Just a week after the University published an influential report pressuring the government to lift the cap on tuition fees, one of the key figures underpinning the submission has been called into doubt.
In its submission to the Browne review on higher education funding, which will recommend whether or not the government should hike fees, the University estimated that it costs £16,000 a year to teach an Oxford undergraduate.
But an investigation by The Oxford Student has revealed that an internal University report questioned the accuracy of the figure months before it was included in the submission last week. Questioned on the figure, one college bursar this week said it is little better than a “back of the envelope calculation”.
If the sums were correct, they would suggest that teaching costs an average of £670 per undergraduate per week. Many humanities undergraduates – who often receive only two hours of tuition a week – have expressed surprise at the sum.
In its report to the Browne review, the University stated that “the full cost of teaching an undergraduate at Oxford is estimated to be about £16,000 per student per year.”
The submission relied on the calculation to argue that there was a gap of around £8,000 between the funding the University receives per undergraduate and the cost of teaching them, which needs to be partially plugged by raising fees from the current limit of £3,290 a year.
Yet an internal report to Council, the University’s governing body, in November last year stated: “In an area of this kind, there will always be different ways of estimating the total cost, and the quality of information is expected to continue improving…Some estimates would indicate this is as much as £8,000 per year.”
By the time the figure was replicated in the Browne review submission, the University had dropped its caveat that the £8,000 figure only came from “some estimates”.
Student campaigners have said that this lack of clarity could prove crucial in a report designed to influence MPs into allowing Oxford to charge unlimited tuition fees.
OUSU President Stefan Baskerville, who sat on the committee that formulated the University’s submission to former BP boss Lord Browne, questioned why the University did not repeat its earlier note of caution.
He said: “The truth is that the University doesn’t know what the gap [between government income and teaching costs] is. They have one methodology and by their own admission it is one estimate on a range of estimates that indicates it’s £8,000 a year.
“If, as they say in the November [Council] document, there’s a range of estimates, they should be open about that fact and they shouldn’t be running with the highest figure because it suits their purposes for their preferred model [of raising fees].”
Other statements in the Council report cast further doubt on the £8,000 sum. It noted that the methodology for estimating the cost of teaching was very new and was still improving in accuracy, while highlighting that it is difficult to separate the cost of undergraduate and postgraduate teaching.

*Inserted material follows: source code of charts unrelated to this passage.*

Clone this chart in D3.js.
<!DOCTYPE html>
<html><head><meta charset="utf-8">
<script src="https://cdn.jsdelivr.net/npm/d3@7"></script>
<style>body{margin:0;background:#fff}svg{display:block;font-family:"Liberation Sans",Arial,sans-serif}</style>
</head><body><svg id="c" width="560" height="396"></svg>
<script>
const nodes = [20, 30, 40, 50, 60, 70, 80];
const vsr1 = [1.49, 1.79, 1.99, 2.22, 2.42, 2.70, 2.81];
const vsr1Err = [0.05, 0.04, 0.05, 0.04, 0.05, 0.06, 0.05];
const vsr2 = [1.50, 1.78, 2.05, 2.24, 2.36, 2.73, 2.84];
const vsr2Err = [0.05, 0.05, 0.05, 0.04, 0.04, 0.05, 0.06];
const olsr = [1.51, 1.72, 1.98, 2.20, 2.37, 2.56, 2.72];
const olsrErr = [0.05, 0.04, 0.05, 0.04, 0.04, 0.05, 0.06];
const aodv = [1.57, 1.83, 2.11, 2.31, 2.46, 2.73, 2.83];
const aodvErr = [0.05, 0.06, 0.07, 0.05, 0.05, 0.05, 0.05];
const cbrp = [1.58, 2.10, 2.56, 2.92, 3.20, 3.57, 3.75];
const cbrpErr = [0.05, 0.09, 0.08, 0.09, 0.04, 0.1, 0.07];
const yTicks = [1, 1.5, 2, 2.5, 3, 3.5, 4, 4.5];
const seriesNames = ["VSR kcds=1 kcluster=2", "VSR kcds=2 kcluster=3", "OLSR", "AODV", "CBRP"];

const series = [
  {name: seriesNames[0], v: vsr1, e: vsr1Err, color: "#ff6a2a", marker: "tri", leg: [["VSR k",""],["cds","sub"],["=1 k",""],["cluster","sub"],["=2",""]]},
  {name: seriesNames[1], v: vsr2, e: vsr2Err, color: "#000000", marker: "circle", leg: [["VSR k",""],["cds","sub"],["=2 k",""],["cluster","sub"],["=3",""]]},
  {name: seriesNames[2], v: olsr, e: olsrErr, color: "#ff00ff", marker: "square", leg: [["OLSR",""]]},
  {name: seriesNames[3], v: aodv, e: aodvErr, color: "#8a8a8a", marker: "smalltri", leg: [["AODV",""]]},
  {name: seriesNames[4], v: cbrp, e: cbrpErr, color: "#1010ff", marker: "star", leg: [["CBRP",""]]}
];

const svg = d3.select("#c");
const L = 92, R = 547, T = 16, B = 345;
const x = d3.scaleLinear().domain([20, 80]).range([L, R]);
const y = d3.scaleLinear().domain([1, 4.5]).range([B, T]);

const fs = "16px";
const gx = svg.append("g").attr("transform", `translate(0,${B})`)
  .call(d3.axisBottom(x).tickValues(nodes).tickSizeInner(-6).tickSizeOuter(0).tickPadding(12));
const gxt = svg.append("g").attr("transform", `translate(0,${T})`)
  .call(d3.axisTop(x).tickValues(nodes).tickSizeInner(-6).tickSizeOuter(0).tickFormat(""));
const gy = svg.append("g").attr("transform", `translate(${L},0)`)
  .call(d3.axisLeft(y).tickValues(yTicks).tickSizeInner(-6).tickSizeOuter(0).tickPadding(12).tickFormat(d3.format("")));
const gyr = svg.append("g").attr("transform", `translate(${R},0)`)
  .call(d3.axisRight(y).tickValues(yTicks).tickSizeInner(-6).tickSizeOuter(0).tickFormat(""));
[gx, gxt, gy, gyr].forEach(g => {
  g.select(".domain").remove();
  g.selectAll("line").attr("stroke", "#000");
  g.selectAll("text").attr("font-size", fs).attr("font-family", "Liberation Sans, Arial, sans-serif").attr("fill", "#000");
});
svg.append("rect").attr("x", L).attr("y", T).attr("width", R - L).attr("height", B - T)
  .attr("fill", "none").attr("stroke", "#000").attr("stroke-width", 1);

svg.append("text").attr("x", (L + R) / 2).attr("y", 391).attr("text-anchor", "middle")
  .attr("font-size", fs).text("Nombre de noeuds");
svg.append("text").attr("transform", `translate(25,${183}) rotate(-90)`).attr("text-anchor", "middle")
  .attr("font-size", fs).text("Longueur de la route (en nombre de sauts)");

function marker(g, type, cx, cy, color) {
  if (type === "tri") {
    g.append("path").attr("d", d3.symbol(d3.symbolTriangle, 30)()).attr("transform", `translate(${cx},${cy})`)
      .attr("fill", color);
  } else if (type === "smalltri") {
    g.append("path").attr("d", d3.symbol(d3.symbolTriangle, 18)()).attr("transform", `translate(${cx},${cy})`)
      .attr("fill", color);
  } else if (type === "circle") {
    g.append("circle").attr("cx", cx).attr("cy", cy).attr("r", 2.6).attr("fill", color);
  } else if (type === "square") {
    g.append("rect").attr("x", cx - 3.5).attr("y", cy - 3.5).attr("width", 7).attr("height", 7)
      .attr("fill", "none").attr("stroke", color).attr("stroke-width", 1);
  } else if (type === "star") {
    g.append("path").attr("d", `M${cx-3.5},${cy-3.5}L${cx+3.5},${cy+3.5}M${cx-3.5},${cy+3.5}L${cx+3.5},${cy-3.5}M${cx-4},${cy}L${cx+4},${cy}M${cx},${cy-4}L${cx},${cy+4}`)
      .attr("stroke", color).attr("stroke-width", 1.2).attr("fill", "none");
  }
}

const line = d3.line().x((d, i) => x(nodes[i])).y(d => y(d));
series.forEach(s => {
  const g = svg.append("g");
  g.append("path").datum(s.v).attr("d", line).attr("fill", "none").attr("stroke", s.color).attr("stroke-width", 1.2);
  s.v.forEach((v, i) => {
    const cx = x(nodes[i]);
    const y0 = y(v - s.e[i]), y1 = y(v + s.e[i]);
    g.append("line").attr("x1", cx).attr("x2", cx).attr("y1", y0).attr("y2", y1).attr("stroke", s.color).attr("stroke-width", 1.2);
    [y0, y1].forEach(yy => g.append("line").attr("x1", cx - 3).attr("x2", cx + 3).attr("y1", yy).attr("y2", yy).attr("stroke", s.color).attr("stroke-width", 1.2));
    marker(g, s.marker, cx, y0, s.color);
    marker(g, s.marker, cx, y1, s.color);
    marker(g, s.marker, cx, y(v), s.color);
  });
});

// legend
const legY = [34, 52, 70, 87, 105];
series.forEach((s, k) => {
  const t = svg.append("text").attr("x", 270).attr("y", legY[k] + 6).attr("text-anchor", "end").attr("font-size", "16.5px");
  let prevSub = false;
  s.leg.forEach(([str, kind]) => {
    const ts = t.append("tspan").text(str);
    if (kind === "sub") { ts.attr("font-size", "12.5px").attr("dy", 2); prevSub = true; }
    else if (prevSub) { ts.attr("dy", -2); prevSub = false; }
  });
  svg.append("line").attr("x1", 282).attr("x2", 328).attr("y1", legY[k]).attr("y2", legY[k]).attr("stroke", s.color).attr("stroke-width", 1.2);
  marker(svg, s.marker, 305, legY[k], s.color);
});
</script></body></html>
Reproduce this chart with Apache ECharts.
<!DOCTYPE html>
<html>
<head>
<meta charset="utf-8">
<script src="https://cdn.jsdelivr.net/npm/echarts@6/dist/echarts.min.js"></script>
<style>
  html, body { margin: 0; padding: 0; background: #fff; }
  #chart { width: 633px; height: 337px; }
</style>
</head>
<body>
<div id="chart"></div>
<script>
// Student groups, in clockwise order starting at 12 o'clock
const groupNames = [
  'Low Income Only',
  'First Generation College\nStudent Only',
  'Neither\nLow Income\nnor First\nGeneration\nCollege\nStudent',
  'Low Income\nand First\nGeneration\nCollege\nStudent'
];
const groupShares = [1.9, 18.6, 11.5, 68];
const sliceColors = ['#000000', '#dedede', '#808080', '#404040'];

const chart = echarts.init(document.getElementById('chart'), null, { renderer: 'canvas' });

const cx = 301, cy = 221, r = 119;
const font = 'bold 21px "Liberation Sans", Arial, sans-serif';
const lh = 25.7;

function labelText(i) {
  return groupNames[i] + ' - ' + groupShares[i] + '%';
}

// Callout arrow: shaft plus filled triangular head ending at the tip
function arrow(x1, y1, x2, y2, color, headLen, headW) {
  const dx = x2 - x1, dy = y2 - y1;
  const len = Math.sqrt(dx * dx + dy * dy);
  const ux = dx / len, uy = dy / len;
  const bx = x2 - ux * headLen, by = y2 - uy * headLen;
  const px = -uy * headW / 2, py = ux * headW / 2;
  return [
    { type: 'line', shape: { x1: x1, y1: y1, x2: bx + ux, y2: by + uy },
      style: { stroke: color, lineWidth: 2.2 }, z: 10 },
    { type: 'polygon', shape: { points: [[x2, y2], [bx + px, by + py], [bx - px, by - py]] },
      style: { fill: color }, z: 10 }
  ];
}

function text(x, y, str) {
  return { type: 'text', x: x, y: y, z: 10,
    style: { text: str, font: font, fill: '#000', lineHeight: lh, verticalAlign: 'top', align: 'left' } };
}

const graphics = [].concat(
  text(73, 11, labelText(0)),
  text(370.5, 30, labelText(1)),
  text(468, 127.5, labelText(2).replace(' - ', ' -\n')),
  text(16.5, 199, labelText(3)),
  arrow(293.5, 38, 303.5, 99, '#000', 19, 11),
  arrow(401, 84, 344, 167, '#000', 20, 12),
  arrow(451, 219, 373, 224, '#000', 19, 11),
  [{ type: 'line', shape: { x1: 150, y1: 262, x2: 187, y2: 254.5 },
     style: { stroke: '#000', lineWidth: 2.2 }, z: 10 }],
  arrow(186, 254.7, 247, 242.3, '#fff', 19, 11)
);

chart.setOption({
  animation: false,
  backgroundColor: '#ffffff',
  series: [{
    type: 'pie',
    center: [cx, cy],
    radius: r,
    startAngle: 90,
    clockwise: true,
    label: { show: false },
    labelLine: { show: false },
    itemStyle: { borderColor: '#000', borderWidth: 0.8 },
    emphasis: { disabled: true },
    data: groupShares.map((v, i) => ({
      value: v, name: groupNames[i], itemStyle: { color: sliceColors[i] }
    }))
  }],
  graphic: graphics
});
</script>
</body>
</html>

Since much undergraduate teaching takes place in colleges, the figure was also “weighted” by applying the methodology – which is designed to be applied to University finances – to college accounts for the first time.

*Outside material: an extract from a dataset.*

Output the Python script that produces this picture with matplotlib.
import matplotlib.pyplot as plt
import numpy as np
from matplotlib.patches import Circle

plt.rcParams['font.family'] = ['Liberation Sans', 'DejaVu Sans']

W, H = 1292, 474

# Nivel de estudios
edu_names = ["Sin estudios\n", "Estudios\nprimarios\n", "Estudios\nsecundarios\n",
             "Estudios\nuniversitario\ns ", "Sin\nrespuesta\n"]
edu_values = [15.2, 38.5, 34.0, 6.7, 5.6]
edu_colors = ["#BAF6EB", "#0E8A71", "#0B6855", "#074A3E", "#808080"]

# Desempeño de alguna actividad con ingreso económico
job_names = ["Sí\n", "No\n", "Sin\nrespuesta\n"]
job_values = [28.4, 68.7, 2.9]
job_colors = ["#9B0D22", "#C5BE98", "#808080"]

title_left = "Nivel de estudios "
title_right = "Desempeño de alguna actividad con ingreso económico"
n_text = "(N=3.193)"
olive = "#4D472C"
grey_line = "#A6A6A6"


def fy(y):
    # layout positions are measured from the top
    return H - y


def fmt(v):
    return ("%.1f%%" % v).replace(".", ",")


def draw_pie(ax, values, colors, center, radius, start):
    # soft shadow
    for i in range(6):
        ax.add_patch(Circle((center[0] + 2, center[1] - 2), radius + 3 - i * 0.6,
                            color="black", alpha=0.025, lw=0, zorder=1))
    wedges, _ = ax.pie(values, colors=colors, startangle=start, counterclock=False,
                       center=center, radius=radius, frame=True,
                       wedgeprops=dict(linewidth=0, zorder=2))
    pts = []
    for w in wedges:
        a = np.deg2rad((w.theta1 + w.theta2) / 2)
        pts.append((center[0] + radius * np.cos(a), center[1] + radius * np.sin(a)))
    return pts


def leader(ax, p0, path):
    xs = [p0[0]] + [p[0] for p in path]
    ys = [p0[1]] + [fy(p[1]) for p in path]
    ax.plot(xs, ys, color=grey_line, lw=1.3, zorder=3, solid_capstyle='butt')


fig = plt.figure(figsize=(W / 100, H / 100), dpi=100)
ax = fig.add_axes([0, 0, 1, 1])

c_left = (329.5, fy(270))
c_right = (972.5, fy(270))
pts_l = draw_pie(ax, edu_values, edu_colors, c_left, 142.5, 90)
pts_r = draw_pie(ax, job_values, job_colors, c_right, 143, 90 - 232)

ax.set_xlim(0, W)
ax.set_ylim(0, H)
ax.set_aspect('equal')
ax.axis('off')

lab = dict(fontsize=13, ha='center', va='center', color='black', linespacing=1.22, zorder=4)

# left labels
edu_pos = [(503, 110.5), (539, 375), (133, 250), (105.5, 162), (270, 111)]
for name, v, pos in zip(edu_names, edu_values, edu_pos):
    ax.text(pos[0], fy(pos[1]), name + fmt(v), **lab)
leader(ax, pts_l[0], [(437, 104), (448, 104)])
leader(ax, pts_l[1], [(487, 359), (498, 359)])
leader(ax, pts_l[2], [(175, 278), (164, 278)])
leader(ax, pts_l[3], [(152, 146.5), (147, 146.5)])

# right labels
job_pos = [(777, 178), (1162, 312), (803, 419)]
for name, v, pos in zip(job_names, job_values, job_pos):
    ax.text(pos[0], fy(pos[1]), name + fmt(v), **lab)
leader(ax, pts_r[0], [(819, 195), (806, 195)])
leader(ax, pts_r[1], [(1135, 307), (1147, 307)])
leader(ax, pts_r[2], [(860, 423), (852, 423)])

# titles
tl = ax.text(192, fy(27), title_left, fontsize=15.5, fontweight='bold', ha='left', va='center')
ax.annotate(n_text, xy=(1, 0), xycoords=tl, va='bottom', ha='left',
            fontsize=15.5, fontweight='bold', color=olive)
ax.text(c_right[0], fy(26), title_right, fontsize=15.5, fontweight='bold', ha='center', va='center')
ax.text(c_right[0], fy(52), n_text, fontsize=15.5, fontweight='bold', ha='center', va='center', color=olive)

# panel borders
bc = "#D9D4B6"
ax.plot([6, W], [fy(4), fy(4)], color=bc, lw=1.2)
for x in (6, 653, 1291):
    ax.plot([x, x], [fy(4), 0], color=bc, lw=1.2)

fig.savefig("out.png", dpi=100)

David Palfreyman, New College’s Bursar, admitted that the University’s calculation was not watertight.
“It’s one of the figures floating around. We’ve got the University doing their own study – other universities have done similar back of the envelope calculations, though this is slightly more nuanced.
“In theory it’s an accurate, accepted methodology…In all management-type calculations there are assumptions made – especially about how academics divide their time. That’s the biggest conceptual weakness, but it’s unavoidable.
“The Physics gang needs toys to play with…do the humanities crowd need all the fancy libraries?…So there’s obviously fuzziness in there, but it’s the best we’ve got,” he said.
But the University has repeatedly failed to highlight their own uncertainty about the figure.
Pro-Vice-Chancellor Anthony Monaco told this newspaper last week: “We’ve done a very careful analysis of our costs and we have an £8,000 shortfall.”
When questioned about the figure on Tuesday, Monaco said: “It is using a figure we report back to HEFCE [the funding council] using their methodology. It is the methodology that HEFCE and all of higher education uses.”
But former Vice-Chancellor John Hood was much less certain when he used the figure in evidence to Parliament last year.
At the time, he said: “Some calculations would indicate that additional cost is as much as £8,000 per year.”
Despite this caution, the national press widely recorded the estimates as fact, with headlines such as “Oxford University losing £8,000 per student”.
Simon Wood, publicity officer for the Target Schools access initiative, said that the University should have shared its doubts about the figure.
Wood said: “It’s clear that the University has sexed up the original report, dropping some very necessary caveats, in order to strengthen its case that Oxford should be allowed to charge the fees it wants.”
But Monaco said that the University did not believe there was any inconsistency between the internal report and the Browne submission.
He said: “I do not think there is any difference between the two documents. In fact the numbers submitted in the Browne Review are based on our analysis of teaching costs in the Joint Variable Fees Group and the [November] report.
“We used TRAC methodology and public University and college accounts to estimate the average cost per annum of teaching undergraduate students…Therefore the numbers are the same in both reports.”